Aim of the task:
Quote from the first line below through the line that contains "pt = 72 / 100", both included, and leave the pictures out.

Supplied information:
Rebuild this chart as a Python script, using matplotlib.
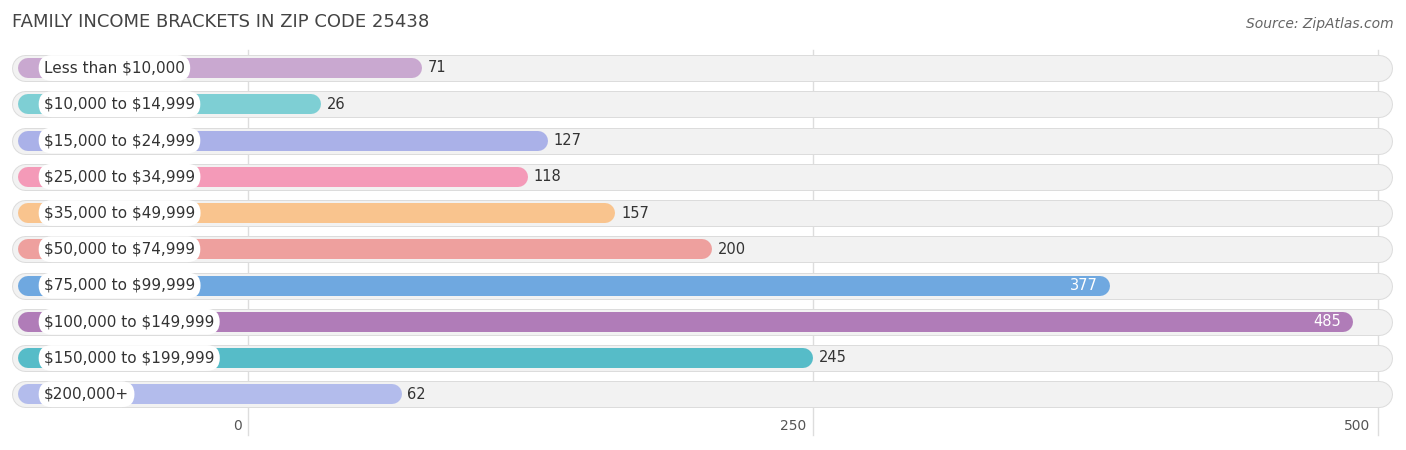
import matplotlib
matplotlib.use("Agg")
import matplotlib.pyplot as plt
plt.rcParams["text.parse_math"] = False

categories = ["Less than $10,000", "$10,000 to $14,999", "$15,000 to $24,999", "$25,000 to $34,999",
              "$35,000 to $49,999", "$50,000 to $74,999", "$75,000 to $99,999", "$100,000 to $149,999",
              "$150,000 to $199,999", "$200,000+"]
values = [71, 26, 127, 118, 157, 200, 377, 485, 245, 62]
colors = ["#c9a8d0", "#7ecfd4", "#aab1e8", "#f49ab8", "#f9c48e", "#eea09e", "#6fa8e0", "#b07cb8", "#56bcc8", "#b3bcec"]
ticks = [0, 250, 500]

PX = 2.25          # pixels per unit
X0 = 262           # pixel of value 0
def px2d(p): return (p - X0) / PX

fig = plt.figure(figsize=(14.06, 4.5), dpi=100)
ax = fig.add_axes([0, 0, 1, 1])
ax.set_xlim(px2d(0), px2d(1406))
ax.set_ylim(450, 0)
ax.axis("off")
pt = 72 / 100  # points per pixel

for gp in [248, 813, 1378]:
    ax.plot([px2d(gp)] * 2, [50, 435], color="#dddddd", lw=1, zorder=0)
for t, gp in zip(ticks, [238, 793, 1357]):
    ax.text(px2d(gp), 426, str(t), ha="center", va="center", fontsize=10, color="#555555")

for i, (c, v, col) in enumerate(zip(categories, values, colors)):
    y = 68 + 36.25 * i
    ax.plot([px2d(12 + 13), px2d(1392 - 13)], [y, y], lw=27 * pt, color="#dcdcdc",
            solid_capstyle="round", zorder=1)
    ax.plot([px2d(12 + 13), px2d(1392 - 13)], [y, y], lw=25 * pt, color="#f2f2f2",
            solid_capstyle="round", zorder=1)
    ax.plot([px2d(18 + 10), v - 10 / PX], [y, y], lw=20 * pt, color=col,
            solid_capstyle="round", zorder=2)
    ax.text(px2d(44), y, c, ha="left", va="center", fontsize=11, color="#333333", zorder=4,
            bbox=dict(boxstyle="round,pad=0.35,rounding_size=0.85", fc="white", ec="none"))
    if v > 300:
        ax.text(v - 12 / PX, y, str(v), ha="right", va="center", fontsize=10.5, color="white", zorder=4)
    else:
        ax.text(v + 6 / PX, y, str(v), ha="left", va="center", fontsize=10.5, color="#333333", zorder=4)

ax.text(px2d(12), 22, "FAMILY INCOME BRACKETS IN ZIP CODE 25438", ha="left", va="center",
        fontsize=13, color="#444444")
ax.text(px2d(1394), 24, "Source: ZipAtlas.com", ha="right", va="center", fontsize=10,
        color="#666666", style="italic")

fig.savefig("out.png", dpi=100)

Solved exercise:
Rebuild this chart as a Python script, using matplotlib.
import matplotlib
matplotlib.use("Agg")
import matplotlib.pyplot as plt
plt.rcParams["text.parse_math"] = False

categories = ["Less than $10,000", "$10,000 to $14,999", "$15,000 to $24,999", "$25,000 to $34,999",
              "$35,000 to $49,999", "$50,000 to $74,999", "$75,000 to $99,999", "$100,000 to $149,999",
              "$150,000 to $199,999", "$200,000+"]
values = [71, 26, 127, 118, 157, 200, 377, 485, 245, 62]
colors = ["#c9a8d0", "#7ecfd4", "#aab1e8", "#f49ab8", "#f9c48e", "#eea09e", "#6fa8e0", "#b07cb8", "#56bcc8", "#b3bcec"]
ticks = [0, 250, 500]

PX = 2.25          # pixels per unit
X0 = 262           # pixel of value 0
def px2d(p): return (p - X0) / PX

fig = plt.figure(figsize=(14.06, 4.5), dpi=100)
ax = fig.add_axes([0, 0, 1, 1])
ax.set_xlim(px2d(0), px2d(1406))
ax.set_ylim(450, 0)
ax.axis("off")
pt = 72 / 100  # points per pixel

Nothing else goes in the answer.